Truckers across Europe have been protesting rising fuel prices, jamming routes and holding up deliveries of food and other goods. Now Britain is trying a different approach: truck sharing.
Today, three dozen companies, including Coke, Tesco, and Nestle, say they'll start sharing delivery trucks in the UK. The move will slash their gas bills and could take some 800 trucks off Britain's roads this year.
From London, Marketplace's Stephen Beard reports.
Stephen Beard: It began as a green initiative. Now it looks more like a smart financial move.
The 37 companies taking part will save at least 6 million gallons of fuel a year -- that's $60 million at today's prices.
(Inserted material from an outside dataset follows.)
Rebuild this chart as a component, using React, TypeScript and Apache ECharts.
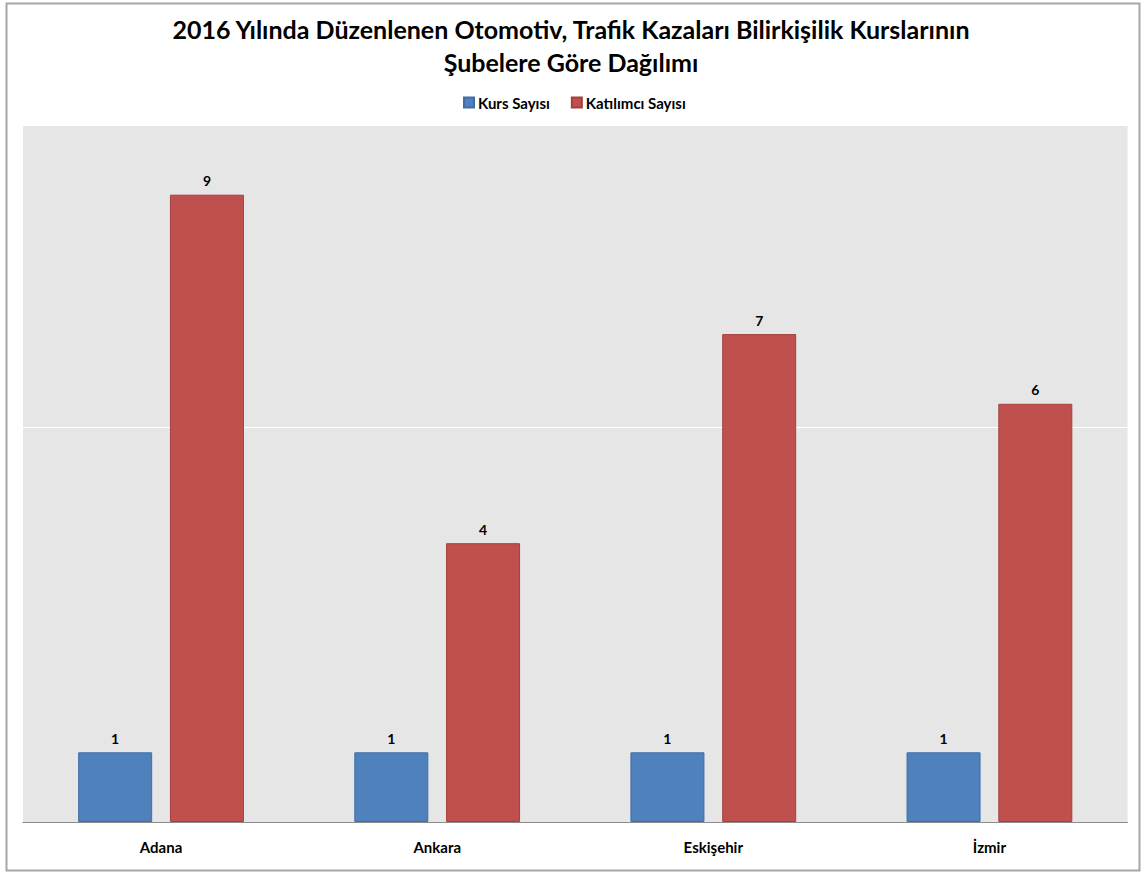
import React, { useEffect, useRef } from "react";
import * as echarts from "echarts";

const categories = ["Adana", "Ankara", "Eskişehir", "İzmir"];
const kursSayisi = [1, 1, 1, 1];
const katilimciSayisi = [9, 4, 7, 6];
const seriesNames = ["Kurs Sayısı", "Katılımcı Sayısı"];
const titleText = "2016 Yılında Düzenlenen Otomotiv, Trafik Kazaları Bilirkişilik Kurslarının\nŞubelere Göre Dağılımı";
const yMax = 10;
const gridInterval = 5.667;

const FONT = "Lato, 'Open Sans', sans-serif";

export default function App() {
  const ref = useRef<HTMLDivElement>(null);
  useEffect(() => {
    if (!ref.current) return;
    const chart = echarts.init(ref.current, null, { renderer: "svg" });
    const label = {
      show: true,
      position: "top",
      distance: 7,
      fontFamily: FONT,
      fontWeight: "bold",
      fontSize: 14,
      color: "#000",
    };
    chart.setOption({
      animation: false,
      backgroundColor: "#fff",
      graphic: [
        {
          type: "rect",
          shape: { x: 6.5, y: 3.5, width: 1133, height: 867 },
          style: { fill: "none", stroke: "#A6A6A6", lineWidth: 2 },
          silent: true,
        },
      ],
      title: {
        text: titleText,
        left: "center",
        top: 7,
        textStyle: {
          fontFamily: FONT,
          fontWeight: "bold",
          fontSize: 25,
          lineHeight: 33,
          color: "#000",
        },
      },
      legend: {
        top: 90,
        left: 458,
        icon: "rect",
        itemWidth: 10,
        itemHeight: 10,
        itemGap: 21,
        textStyle: {
          fontFamily: FONT,
          fontWeight: "bold",
          fontSize: 15,
          color: "#000",
          padding: [0, 0, 0, -1],
        },
        data: seriesNames,
      },
      grid: {
        left: 23,
        right: 14.5,
        top: 125,
        bottom: 51,
        show: true,
        backgroundColor: "#E6E6E6",
        borderWidth: 0,
        containLabel: false,
      },
      xAxis: {
        type: "category",
        data: categories,
        axisLine: { show: true, lineStyle: { color: "#8C8C8C", width: 1 } },
        axisTick: { show: false },
        axisLabel: {
          margin: 17,
          fontFamily: FONT,
          fontWeight: "bold",
          fontSize: 15,
          color: "#000",
        },
      },
      yAxis: {
        type: "value",
        min: 0,
        max: yMax,
        interval: gridInterval,
        axisLine: { show: false },
        axisTick: { show: false },
        axisLabel: { show: false },
        splitLine: { show: true, lineStyle: { color: "#FFFFFF", width: 1 } },
      },
      series: [
        {
          name: seriesNames[0],
          type: "bar",
          data: kursSayisi,
          barWidth: "26.8%",
          barGap: "24%",
          itemStyle: { color: "#4F81BD", borderColor: "#3F6EA6", borderWidth: 1 },
          label,
        },
        {
          name: seriesNames[1],
          type: "bar",
          data: katilimciSayisi,
          barWidth: "26.8%",
          barGap: "24%",
          itemStyle: { color: "#C0504D", borderColor: "#A3403D", borderWidth: 1 },
          label,
        },
      ],
    });
    return () => chart.dispose();
  }, []);
  return (
    <div
      ref={ref}
      style={{ position: "absolute", left: 0, top: 0, width: 1142, height: 873 }}
    />
  );
}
The companies have agreed to share truck space.
Damien Rees is the Business Editor of the Daily Telegraph.
Damien Rees: If one big UK retailer such as Tesco is sending out trucks full to one distribution centre or store, the idea is they won't come back empty. They may come back with the goods of a rival company.
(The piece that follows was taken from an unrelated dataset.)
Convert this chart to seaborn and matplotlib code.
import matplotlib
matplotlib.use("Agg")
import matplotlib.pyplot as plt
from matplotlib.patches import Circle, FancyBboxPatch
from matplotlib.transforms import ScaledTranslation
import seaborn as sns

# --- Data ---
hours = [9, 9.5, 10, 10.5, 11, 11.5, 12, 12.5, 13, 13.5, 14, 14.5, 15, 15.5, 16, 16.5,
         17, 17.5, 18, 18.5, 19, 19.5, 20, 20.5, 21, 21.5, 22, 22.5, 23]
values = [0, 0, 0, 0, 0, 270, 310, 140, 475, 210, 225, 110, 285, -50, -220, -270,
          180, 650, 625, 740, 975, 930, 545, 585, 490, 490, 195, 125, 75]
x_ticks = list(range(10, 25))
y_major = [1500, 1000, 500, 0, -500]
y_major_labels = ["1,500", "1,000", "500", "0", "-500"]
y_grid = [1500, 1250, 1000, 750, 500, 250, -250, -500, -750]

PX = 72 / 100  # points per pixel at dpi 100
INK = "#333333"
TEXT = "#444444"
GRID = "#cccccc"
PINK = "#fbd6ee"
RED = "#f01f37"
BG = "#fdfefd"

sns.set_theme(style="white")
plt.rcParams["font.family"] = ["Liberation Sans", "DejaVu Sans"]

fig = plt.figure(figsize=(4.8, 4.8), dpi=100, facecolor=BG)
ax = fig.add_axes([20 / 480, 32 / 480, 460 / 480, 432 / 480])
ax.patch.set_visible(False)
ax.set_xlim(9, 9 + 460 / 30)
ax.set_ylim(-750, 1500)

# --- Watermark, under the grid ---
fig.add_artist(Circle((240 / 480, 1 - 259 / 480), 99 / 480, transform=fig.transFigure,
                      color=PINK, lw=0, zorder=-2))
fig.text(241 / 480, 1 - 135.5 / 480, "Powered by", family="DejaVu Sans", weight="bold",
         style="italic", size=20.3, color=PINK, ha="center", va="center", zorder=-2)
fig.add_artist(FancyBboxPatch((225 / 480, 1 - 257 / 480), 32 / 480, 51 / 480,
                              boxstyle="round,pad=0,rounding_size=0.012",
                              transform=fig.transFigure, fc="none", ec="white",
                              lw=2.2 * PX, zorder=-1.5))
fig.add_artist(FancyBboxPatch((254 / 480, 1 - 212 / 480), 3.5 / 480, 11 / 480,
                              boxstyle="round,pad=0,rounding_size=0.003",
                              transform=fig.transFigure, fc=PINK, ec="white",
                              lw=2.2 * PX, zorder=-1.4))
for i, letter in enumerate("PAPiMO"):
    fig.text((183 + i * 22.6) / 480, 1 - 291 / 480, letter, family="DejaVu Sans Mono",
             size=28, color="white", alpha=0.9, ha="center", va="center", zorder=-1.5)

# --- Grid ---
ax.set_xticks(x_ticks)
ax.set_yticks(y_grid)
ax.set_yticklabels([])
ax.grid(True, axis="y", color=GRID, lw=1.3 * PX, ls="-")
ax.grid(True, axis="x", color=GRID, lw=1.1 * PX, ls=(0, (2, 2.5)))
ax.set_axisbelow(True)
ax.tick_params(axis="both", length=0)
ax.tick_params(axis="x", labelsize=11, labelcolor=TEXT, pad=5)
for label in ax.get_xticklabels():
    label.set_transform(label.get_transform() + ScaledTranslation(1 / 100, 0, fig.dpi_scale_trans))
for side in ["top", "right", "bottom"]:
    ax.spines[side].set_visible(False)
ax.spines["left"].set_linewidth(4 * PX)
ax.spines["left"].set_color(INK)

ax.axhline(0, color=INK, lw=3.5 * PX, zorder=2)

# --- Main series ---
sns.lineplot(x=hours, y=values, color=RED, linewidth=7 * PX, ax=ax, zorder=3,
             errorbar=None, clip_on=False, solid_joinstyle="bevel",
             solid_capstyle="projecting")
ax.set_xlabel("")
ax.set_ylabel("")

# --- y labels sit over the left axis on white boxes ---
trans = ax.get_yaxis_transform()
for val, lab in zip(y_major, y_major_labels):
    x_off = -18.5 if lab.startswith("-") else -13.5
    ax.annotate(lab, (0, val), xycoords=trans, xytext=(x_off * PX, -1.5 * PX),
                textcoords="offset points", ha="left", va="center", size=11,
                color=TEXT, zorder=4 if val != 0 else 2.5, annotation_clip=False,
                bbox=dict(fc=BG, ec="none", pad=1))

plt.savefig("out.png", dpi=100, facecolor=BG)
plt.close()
Some of the companies are more than rivals; they're at each others throats: Coca-Cola and Pepsi, Tesco and Wal-Mart's Asda.
But Tesco spokesman Trevor Datson says with the UK facing the highest fuel prices in Europe, it makes sense to cooperate.
Trevor Datson: We remain fierce competitors on price -- we always will -- but there are some areas that you know you can really pull together and do something quite significant.
Independent haulers may not so keen on the truck-share initiative -- it could well cut into their business. But analysts have welcomed the move with one or two reservations.
Justin Urquart-Stewart is with Seven Investment.
Justin Urquart-Stewart: I think it's a very good idea. I'm actually surprised in terms of costs they haven't actually already done it before. But it's going to lead to the inevitable. You know what's going to happen: The wrong thing's going to end up in the wrong place.
The organizers claim that a pilot scheme went without a hitch and they're urging other companies to join up.
In London, this is Stephen Beard for Marketplace.